2
votes

I am new to Mule 4 and have following understanding/doubts regarding streams. I will really appreciate the help.

  1. When will mule 4 component generate a stream? For example, database select can return both array of objects and a single value. So will the return payload be stream in both cases?
  2. How to check if the payload returned by a mule 4 component is a stream and if it is, how to analyze the stream meaning where are the files created in case of Repeatable file store stream and how much payload is already consumed as a stream?

For example, I create the below Mule 4 application that reads a CSV file having 1 milion records and do the following :

  • Read the CSV file [ Streaming Strategy : Repeatable file store stream, in memory size: 512 KB ]
  • Using a for each loop of batch size 10k
  • inside for each, a transform message to transform the csv row to a Json and a file write operation that will create files with name as per the dw code:
p('destination.dir')  ++ "Output_" ++ vars.counter ++ ".txt"

100 files are generated each containing 10 k records. When checked, each file has size 913 KB.
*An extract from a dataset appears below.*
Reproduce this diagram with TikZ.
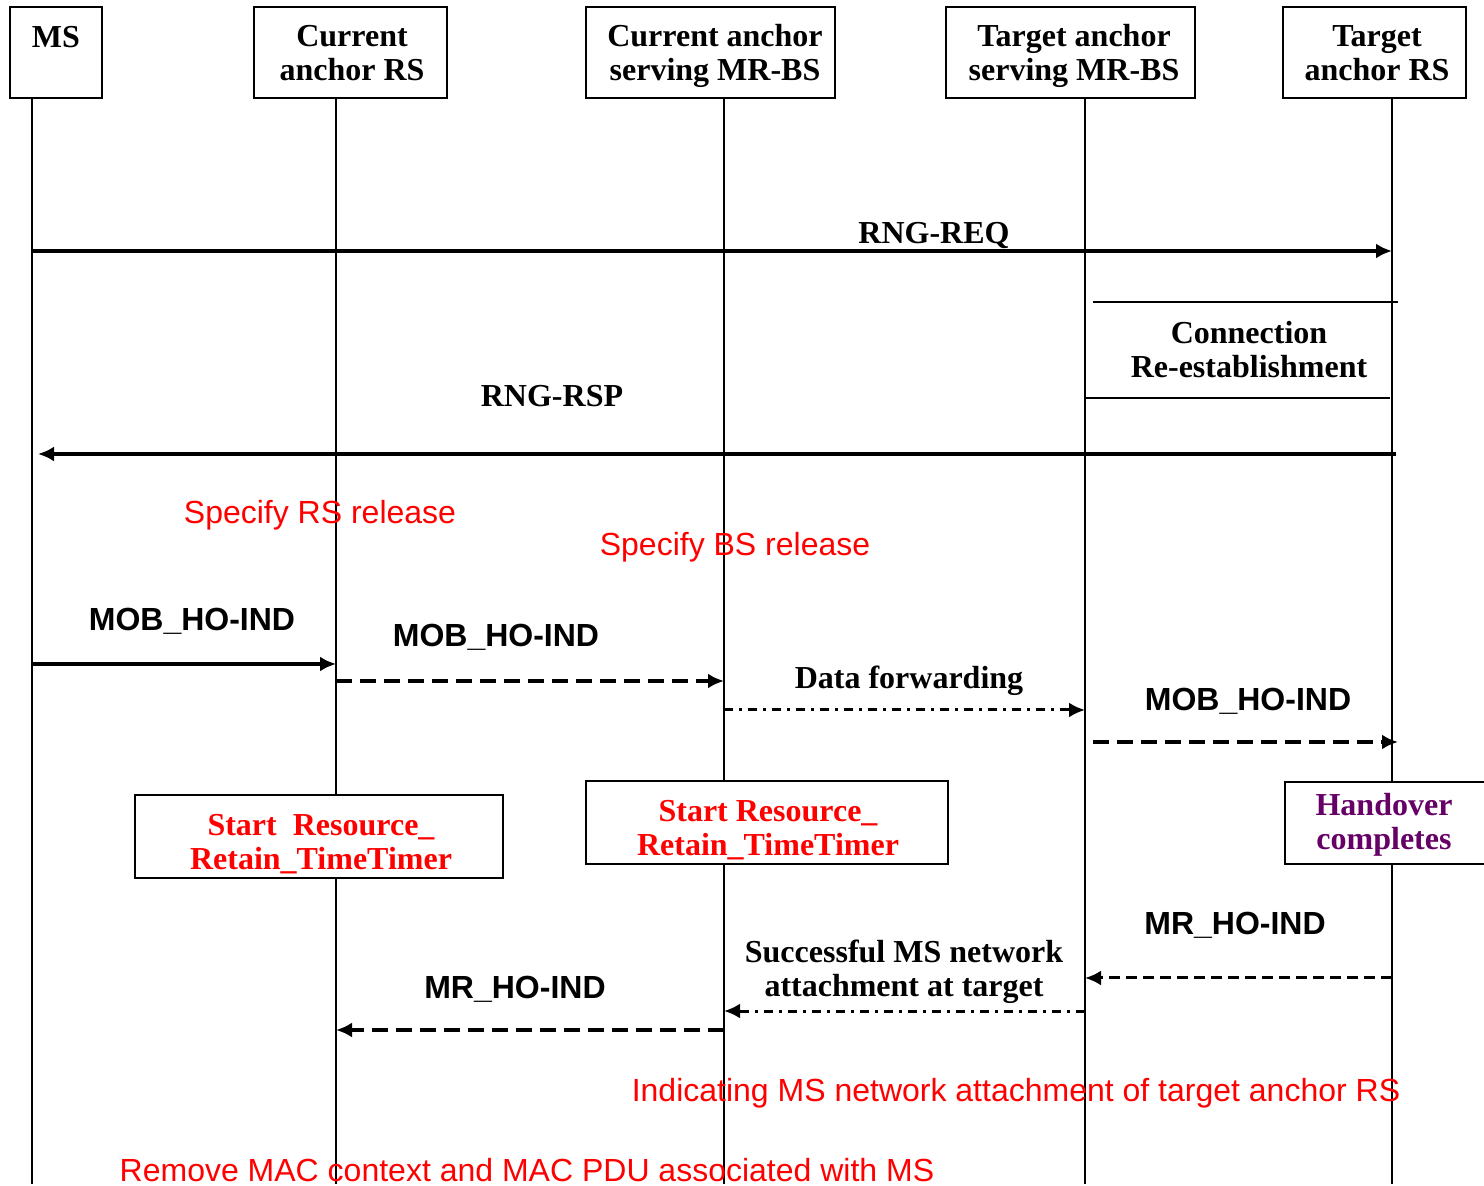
\documentclass[tikz,border=0pt]{standalone}
\usepackage{fontspec}
\setmainfont{Liberation Serif}
\setsansfont{Liberation Sans}
\usetikzlibrary{arrows.meta}
\definecolor{hopurple}{RGB}{102,0,102}

\begin{document}
\begin{tikzpicture}[x=0.5pt, y=-0.5pt,
    box/.style={line width=1pt},
    lbl/.style={align=center, text height=12pt, text depth=5pt, font=\bfseries\fontsize{16}{17}\selectfont},
    mlbl/.style={align=center, font=\bfseries\fontsize{16}{17}\selectfont},
    slbl/.style={text height=12pt, text depth=5pt, font=\sffamily\bfseries\fontsize{16}{17}\selectfont},
    note/.style={text=red, text height=12pt, text depth=5pt, font=\sffamily\fontsize{16}{17}\selectfont},
    life/.style={line width=0.9pt},
    msg/.style={line width=1.6pt, -{Latex[length=8pt,width=7.5pt]}},
    dmsg/.style={msg, dash pattern=on 8pt off 4pt},
    ddmsg/.style={msg, line width=1.5pt, dash pattern=on 4.5pt off 3pt on 1.5pt off 3pt}]
      \useasboundingbox (0,0) rectangle (1484,1186);

      \coordinate (ms) at (32,0);
      \coordinate (crs) at (336,0);
      \coordinate (cbs) at (724,0);
      \coordinate (tbs) at (1085,0);
      \coordinate (trs) at (1392,0);
      \foreach \n in {ms,crs,cbs,tbs,trs}
        \draw[life] (\n |- 0,98) -- (\n |- 0,1184);

      \draw[box] (10,7) rectangle (102,98);
      \draw[box] (254,7) rectangle (447,98);
      \draw[box] (586,7) rectangle (835,98);
      \draw[box] (946,7) rectangle (1195,98);
      \draw[box] (1283,7) rectangle (1466,98);
      \node[lbl] (mshead) at (56,41) {MS};
      \node[mlbl] (crshead) at (352,56.5) {\strut Current\\\strut anchor RS};
      \node[mlbl] (cbshead) at (715,56.5) {\strut Current anchor\\\strut serving MR-BS};
      \node[mlbl] (tbshead) at (1074,56.5) {\strut Target anchor\\\strut serving MR-BS};
      \node[mlbl] (trshead) at (1377,56.5) {\strut Target\\\strut anchor RS};

      \node[lbl] (rngreq) at (934,237) {RNG-REQ};
      \draw[msg] (ms |- 0,251) -- (trs |- 0,251);

      \draw[box] (tbs |- 0,302) ++(8,0) -- (1398,302);
      \draw[box] (tbs |- 0,398) -- (1390,398);
      \node[mlbl] (reest) at (1249,354) {\strut Connection\\\strut Re-establishment};

      \node[lbl] (rngrsp) at (552,400) {RNG-RSP};
      \draw[msg, shorten <=-2pt, shorten >=3pt] (trs |- 0,454) -- (ms |- 0,454);

      \node[note] (rsrel) at (320,517) {Specify RS release};
      \node[note] (bsrel) at (735,549) {Specify BS release};

      \node[slbl] (hoind1) at (192,624) {MOB\_HO-IND};
      \draw[msg] (ms |- 0,664) -- (crs |- 0,664);
      \node[slbl] (hoind2) at (496,640) {MOB\_HO-IND};
      \draw[dmsg] (crs |- 0,681) -- (cbs |- 0,681);
      \node[lbl] (fwd) at (909,682) {Data forwarding};
      \draw[ddmsg] (cbs |- 0,710) -- (tbs |- 0,710);
      \node[slbl] (hoind3) at (1248,704) {MOB\_HO-IND};
      \draw[dmsg, shorten <=4pt, shorten >=-3pt] (tbs |- 0,742) -- (trs |- 0,742);

      \draw[box, fill=white] (135,795) rectangle (503,878);
      \draw[box, fill=white] (586,781) rectangle (948,864);
      \draw[box, fill=white] (1490,782) -- (1285,782) -- (1285,864) -- (1490,864);
      \node[mlbl, text=red] (timer1) at (321,846) {\strut Start\ \ Resource\_\\\strut Retain\_TimeTimer};
      \node[mlbl, text=red] (timer2) at (768,831.5) {\strut Start Resource\_\\\strut Retain\_TimeTimer};
      \node[mlbl, text=hopurple] (hodone) at (1384,826) {\strut Handover\\\strut completes};

      \node[slbl] (mrind1) at (1235,928) {MR\_HO-IND};
      \draw[dmsg, line width=1.5pt, dash pattern=on 5.5pt off 3pt] (trs |- 0,978) -- (tbs |- 0,978);
      \node[mlbl] (attach) at (904,973) {\strut Successful MS network\\\strut attachment at target};
      \draw[ddmsg] (tbs |- 0,1011) -- (cbs |- 0,1011);
      \node[slbl] (mrind2) at (515,992) {MR\_HO-IND};
      \draw[dmsg] (cbs |- 0,1030) -- (crs |- 0,1030);

      \node[note] (indic) at (1016,1094) {Indicating MS network attachment of target anchor RS};
      \node[note] (remove) at (527,1174) {Remove MAC context and MAC PDU associated with MS};
    \end{tikzpicture}
\end{document}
Expected : For each will process n records where size of n records is 512 KB and process the (batchsize-n) in next iteration Actual: For each processed 10000 records in each batch. How did it happen?

Mule flow code:

<?xml version="1.0" encoding="UTF-8"?>

<mule xmlns:http="http://www.mulesoft.org/schema/mule/http"
    xmlns:file="http://www.mulesoft.org/schema/mule/file"
    xmlns:ee="http://www.mulesoft.org/schema/mule/ee/core"
    xmlns="http://www.mulesoft.org/schema/mule/core"
    xmlns:doc="http://www.mulesoft.org/schema/mule/documentation"
    xmlns:xsi="http://www.w3.org/2001/XMLSchema-instance" xsi:schemaLocation="
http://www.mulesoft.org/schema/mule/file http://www.mulesoft.org/schema/mule/file/current/mule-file.xsd 
http://www.mulesoft.org/schema/mule/ee/core http://www.mulesoft.org/schema/mule/ee/core/current/mule-ee.xsd http://www.mulesoft.org/schema/mule/core http://www.mulesoft.org/schema/mule/core/current/mule.xsd
http://www.mulesoft.org/schema/mule/http http://www.mulesoft.org/schema/mule/http/current/mule-http.xsd">

    <file:config name="File_Config_1" doc:name="File Config" doc:id="565a1655-beba-4048-942f-ae68887e9b96" />
    <file:config name="File_Config" doc:name="File Config" doc:id="5182b61a-dddf-41c1-8d3c-6dbd895b5db7" />
    <http:listener-config name="HTTP_Listener_config" doc:name="HTTP Listener config" doc:id="f5bdb2ca-dc6f-4b6b-8407-8543bf7522e2" >
        <http:listener-connection host="0.0.0.0" port="8081" />
    </http:listener-config>
    <flow name="dw-streamingFlow">
        <http:listener doc:name="Listener" doc:id="78635a2a-959d-41e9-a294-3cc7bb22d36f" config-ref="HTTP_Listener_config" path="/app/fileStream"/>
        <file:read path="C:\Users\bbazazx\Documents\TestFolder\InputDirectory\input.csv"
            config-ref="File_Config"
            outputMimeType="application/csv; streaming=true; header=true" />
        <foreach doc:name="For Each" doc:id="eacd49dc-c49f-437a-927e-976add7e57fc" batchSize="500" collection="payload">
            <ee:transform doc:name="Transform Message" doc:id="bec02dd1-4c15-47c0-81cf-a7d0bfd64b39">
            <ee:message>
                <ee:set-payload><![CDATA[%dw 2.0
output application/json
---
payload map(item,index) -> {
    "Country" : item."Country",
    "FoodItems" : item."Item Type"
}]]></ee:set-payload>
            </ee:message>
        </ee:transform>
            <file:write doc:name="Write" config-ref="File_Config_1" path='#["C:\\Users\\bbazazx\\Documents\\TestFolder\\OutputDirectory\\output" ++ vars.counter ++ ".json"]' />
            <logger level="INFO" doc:name="Logger" message="#[payload]" />
        </foreach>

</flow>

</mule>

1

1 Answers

1
votes

It depends on each connector. Most of the connectors in Mule 4 allow streaming, and many allow to configure the streaming strategy. See https://docs.mulesoft.com/mule-runtime/4.3/streaming-about for details.

It maybe the case that the DB connectors returns an array enclosed into a stream. Mule will understand it and process it as an array transparently.

You can see in the debugger if the class of the payload is a kind of stream or iterable or a managed cursor. That seems to be an indication of streaming.

The 512 KB mentioned is the size of the buffer. For the file stored repeatable stream strategy the documentation links above explains it:

This strategy initially uses an in-memory buffer size of 512 KB. For larger streams, the strategy creates a temporary file to the disk to store the contents, without overflowing your memory.